Labour also has a proud history in the rural parts of Britain. The antecedents of Labour have as much to do with the countryside as they do urban areas. Read E P Thompson, Harry Tawney or Eric Hobsbawm if you want disabusing of the classic Conservative trope that Labour is purely an urban construct. In fact the labour movement’s rural history remains terribly under-researched and undervalued. That’s why we should be proud to celebrate Tolpuddle – not just from a sense of nostalgia but also because it points us in a direction that if we want to travel in will pay dividends.
Yet part of Labour’s problems with rural areas is that we have continually undersold ourselves in regard to what we can offer the countryside. Some of the great reforming acts of Labour have involved rural areas, whether that be forming the National Parks, introducing the right to roam, or creating an agricultural policy that lasted for 30 years after 1945.
There is no better example of this than what happened under New Labour. The period between 1999 and 2004 was a golden era for rural policymaking, with delivery of very positive rural programmes and £1bn of largesse invested into ruralities. This was abundantly clear from PhD research that I undertook during my sabbatical from parliament. Rural schools were protected, the rural postal network was supported, brilliant new initiatives based on rural champions were initiated and the countryside became a place of vibrancy and excitement.
The party capitalised on this investment to some extent with rural conferences,rural manifestos and tool-kits for use by councillors elected in countryside seats. The Rural White Paper, published in 2000, was a model for what was possible in rural areas. Deliberately set in parallel with its urban counterpart, the paper – unlike its Conservative predecessor – set out in considerable detail funded proposals for rural areas, including introducing ideas such as ‘rural proofing’.
The problem was that despite the plaudits from academics, practitioners and rural communities themselves, a lack of confidence, financial cuts and losing its way in the policy field meant that Labour had virtually undone all the good it had achieved earlier by the end of its administration in 2010.
There is always a healthy debate over whether rural areas mirror urban areas in terms of the problems they face.
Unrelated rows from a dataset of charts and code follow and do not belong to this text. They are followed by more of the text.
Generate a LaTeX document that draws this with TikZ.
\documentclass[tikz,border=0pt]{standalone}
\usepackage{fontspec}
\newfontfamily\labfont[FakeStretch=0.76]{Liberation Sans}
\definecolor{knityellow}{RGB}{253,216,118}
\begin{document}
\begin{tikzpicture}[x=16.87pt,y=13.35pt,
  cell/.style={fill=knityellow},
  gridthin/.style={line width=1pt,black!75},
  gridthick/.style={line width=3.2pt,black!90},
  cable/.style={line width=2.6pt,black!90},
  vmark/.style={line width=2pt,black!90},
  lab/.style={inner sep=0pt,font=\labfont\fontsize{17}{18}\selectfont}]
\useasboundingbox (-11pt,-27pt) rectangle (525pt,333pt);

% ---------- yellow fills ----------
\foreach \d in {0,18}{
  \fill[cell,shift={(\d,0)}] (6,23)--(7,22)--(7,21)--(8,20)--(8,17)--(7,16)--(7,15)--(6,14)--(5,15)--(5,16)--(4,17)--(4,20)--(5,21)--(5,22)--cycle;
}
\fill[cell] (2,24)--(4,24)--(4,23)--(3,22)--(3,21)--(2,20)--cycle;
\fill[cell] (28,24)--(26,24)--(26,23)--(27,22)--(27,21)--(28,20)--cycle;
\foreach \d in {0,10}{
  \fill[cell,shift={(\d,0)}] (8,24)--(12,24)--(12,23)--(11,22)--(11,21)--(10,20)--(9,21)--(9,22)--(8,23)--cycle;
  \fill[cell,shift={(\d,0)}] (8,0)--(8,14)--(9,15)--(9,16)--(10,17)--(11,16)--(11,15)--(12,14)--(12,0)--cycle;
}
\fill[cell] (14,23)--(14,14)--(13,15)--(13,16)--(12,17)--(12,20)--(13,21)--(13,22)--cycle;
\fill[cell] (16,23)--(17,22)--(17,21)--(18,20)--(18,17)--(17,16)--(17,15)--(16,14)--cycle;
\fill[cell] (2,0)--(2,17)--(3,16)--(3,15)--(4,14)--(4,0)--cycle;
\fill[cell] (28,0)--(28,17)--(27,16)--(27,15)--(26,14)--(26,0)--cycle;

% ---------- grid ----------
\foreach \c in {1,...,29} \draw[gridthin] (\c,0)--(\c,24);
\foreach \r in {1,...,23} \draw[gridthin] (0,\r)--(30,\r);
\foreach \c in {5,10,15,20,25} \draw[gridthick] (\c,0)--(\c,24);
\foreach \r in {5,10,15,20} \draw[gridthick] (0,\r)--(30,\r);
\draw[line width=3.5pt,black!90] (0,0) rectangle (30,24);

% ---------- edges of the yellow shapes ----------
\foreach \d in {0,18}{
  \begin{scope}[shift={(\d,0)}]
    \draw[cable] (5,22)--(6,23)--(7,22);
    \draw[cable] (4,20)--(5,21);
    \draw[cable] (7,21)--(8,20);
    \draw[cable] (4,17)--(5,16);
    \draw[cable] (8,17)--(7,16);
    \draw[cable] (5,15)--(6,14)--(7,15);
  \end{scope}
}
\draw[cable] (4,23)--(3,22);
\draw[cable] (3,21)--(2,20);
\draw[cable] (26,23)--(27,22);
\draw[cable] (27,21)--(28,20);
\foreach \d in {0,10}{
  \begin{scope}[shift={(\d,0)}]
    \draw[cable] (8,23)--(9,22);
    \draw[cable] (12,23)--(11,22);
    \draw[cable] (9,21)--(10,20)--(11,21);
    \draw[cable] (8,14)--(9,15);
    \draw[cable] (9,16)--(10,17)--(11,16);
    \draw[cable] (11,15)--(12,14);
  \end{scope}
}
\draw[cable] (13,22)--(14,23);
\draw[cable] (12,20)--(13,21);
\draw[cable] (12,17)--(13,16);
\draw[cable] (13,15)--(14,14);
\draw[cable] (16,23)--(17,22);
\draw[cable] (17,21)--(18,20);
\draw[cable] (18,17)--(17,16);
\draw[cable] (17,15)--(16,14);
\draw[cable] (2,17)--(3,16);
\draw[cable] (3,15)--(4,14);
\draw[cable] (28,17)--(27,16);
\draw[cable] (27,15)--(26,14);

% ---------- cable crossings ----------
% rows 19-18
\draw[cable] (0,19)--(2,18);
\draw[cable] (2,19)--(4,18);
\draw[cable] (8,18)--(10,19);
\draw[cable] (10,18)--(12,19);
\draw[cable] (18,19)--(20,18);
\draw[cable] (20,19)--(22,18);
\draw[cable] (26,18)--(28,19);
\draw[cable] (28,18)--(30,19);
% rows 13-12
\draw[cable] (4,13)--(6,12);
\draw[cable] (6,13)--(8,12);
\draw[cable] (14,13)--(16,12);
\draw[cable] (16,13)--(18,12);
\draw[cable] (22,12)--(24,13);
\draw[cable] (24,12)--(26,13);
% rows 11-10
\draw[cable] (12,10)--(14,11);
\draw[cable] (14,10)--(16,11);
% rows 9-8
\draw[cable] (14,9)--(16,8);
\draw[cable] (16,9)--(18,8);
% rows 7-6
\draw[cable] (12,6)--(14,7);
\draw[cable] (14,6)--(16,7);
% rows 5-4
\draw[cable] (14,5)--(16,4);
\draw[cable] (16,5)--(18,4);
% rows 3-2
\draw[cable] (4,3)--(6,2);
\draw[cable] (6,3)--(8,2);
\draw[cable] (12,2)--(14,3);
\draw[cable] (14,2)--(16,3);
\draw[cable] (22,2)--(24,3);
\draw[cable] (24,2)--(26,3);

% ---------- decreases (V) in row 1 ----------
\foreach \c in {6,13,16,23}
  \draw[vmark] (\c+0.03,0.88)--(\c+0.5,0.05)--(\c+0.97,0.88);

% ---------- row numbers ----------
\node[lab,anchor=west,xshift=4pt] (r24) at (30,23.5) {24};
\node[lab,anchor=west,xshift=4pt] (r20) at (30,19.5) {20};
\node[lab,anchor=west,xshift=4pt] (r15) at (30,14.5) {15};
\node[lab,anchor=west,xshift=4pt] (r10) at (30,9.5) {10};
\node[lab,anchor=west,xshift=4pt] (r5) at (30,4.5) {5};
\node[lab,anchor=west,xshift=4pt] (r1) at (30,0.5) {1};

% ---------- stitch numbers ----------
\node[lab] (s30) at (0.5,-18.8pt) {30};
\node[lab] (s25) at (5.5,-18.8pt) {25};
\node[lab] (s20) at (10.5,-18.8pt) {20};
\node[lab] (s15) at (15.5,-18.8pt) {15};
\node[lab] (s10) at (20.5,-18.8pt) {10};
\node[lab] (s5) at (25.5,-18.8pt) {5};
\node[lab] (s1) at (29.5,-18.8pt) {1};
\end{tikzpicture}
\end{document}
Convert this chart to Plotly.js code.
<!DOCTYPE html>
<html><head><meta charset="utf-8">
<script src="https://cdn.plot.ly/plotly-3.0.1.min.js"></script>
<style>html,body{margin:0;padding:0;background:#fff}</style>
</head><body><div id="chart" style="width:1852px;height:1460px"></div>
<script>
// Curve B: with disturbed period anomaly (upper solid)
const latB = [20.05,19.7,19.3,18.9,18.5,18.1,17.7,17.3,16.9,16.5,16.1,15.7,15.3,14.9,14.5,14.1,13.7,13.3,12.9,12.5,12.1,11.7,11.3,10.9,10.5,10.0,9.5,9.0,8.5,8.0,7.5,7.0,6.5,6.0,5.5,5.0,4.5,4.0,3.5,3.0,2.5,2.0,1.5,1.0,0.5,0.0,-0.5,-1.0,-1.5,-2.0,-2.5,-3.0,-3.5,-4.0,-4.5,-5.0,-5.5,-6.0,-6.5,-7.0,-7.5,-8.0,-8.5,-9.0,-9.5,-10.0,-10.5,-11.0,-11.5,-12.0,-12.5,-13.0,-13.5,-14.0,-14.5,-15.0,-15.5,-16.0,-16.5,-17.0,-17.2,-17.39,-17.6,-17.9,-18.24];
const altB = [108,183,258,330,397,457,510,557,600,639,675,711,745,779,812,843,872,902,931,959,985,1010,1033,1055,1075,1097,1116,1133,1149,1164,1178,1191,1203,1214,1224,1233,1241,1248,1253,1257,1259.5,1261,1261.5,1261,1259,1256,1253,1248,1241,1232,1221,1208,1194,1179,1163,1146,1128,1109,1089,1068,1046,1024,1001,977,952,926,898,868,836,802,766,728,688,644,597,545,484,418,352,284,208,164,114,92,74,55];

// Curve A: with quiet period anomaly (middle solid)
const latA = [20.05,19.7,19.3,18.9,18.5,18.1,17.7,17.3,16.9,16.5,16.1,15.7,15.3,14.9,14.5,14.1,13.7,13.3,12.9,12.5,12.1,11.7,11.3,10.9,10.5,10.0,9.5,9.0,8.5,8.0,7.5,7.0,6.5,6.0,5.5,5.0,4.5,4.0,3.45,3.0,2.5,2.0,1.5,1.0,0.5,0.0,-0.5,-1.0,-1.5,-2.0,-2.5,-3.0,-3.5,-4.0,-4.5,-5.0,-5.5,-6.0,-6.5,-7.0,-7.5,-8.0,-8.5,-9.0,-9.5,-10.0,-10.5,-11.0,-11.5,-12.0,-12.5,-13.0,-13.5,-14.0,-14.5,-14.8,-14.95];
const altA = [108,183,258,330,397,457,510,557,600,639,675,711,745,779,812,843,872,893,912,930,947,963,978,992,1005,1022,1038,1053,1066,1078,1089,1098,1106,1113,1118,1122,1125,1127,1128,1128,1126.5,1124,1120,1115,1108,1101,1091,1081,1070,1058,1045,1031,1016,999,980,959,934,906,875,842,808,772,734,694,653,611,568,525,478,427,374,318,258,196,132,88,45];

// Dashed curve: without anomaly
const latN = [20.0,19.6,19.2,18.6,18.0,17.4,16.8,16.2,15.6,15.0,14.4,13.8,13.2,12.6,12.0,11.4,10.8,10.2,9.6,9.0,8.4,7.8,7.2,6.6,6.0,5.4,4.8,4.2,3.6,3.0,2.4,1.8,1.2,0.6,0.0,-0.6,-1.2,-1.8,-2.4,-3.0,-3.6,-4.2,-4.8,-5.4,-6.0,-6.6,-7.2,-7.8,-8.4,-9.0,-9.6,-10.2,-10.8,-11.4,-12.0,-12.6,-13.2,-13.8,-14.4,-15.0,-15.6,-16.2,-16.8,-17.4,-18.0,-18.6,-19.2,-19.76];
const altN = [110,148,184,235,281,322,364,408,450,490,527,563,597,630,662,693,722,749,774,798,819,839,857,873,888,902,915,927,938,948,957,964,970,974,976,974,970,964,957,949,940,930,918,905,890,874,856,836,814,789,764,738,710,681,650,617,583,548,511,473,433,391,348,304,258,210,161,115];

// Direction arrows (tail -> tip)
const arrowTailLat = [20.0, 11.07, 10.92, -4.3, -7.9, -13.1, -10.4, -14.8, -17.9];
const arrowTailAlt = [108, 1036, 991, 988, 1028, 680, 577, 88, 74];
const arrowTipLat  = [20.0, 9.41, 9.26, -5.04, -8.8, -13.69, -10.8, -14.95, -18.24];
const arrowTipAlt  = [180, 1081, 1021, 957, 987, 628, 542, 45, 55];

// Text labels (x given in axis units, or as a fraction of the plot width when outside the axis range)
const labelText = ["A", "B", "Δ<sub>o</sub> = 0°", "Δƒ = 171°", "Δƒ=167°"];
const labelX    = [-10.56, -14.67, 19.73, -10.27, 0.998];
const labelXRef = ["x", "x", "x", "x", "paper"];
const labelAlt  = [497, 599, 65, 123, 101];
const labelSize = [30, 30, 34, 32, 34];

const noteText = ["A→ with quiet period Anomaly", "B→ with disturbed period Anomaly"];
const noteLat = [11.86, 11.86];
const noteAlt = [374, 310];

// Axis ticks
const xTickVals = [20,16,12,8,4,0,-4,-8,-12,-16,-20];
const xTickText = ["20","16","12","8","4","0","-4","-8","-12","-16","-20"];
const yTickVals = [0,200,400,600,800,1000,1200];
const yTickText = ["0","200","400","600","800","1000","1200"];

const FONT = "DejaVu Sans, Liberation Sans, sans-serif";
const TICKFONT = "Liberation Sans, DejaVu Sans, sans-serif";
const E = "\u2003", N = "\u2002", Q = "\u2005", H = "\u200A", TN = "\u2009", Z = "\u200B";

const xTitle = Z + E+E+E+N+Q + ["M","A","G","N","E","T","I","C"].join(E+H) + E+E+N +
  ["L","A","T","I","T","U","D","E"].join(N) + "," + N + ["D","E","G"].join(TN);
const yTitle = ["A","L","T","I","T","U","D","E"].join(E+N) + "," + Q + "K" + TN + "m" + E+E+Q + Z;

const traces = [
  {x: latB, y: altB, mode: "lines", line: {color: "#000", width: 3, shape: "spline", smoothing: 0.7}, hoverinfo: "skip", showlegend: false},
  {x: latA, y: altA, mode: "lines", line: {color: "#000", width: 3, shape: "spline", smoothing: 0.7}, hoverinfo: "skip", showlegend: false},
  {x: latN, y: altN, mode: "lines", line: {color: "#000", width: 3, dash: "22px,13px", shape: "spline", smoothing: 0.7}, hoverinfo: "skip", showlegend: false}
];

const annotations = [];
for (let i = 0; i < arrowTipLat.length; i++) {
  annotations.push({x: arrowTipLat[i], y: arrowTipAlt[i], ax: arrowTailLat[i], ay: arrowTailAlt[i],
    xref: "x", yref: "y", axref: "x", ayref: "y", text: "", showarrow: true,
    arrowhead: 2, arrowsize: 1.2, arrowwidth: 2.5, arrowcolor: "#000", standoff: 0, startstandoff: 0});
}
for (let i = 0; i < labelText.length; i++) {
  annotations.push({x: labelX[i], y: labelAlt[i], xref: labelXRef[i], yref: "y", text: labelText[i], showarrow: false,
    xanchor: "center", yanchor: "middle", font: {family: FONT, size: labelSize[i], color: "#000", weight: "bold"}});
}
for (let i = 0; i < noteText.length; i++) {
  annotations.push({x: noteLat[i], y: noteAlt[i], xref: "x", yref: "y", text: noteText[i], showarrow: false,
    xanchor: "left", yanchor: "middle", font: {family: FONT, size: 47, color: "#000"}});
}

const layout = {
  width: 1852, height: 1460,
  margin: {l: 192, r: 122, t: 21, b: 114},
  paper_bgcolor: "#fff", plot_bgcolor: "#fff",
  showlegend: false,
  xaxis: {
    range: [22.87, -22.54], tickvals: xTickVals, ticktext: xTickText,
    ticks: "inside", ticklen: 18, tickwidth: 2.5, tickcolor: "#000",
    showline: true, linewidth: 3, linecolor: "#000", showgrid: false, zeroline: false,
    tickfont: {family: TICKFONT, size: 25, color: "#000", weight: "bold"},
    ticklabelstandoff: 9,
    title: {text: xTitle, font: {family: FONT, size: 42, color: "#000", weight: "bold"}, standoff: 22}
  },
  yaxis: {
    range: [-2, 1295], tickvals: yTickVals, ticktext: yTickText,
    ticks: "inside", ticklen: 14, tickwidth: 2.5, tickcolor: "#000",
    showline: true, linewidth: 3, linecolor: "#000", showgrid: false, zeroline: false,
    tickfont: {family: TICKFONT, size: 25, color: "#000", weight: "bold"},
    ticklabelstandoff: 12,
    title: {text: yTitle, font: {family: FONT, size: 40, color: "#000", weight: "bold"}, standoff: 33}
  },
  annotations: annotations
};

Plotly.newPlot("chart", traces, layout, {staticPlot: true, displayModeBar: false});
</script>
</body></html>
The simple answer is yes, but the solution to those problems requires greater sensitivity and scaled intervention to make a difference. New Labour proved conclusively that with appropriate policy interventions, sufficient resources being applied and a consistency of approach then great things are possible.
If we can look beyond the sterile debate of whether or not Labour should completely disown Blairism and Brownism, then New Labour in terms of the countryside, for a time, had much to commend itself for. The reality is that rural areas could and should contribute much more to the UK’s economic, social and political fabric and should not be seen as a backwater.
So why does it matter now if Labour ignores rural areas? It can rely upon the cities and conurbations to win, can’t it? There are two reasons why this position is wrong. First, we should not only speak the language of one nation socialism – we should try to apply it in practice. Second, Labour’s situation in the countryside is far from hopeless. Some of the biggest increases in votes in the Labour vote in the recent general election occurred in rural constituencies. If the electorate are yearning for an active Labour party in their area, why aren’t we trying to provide it?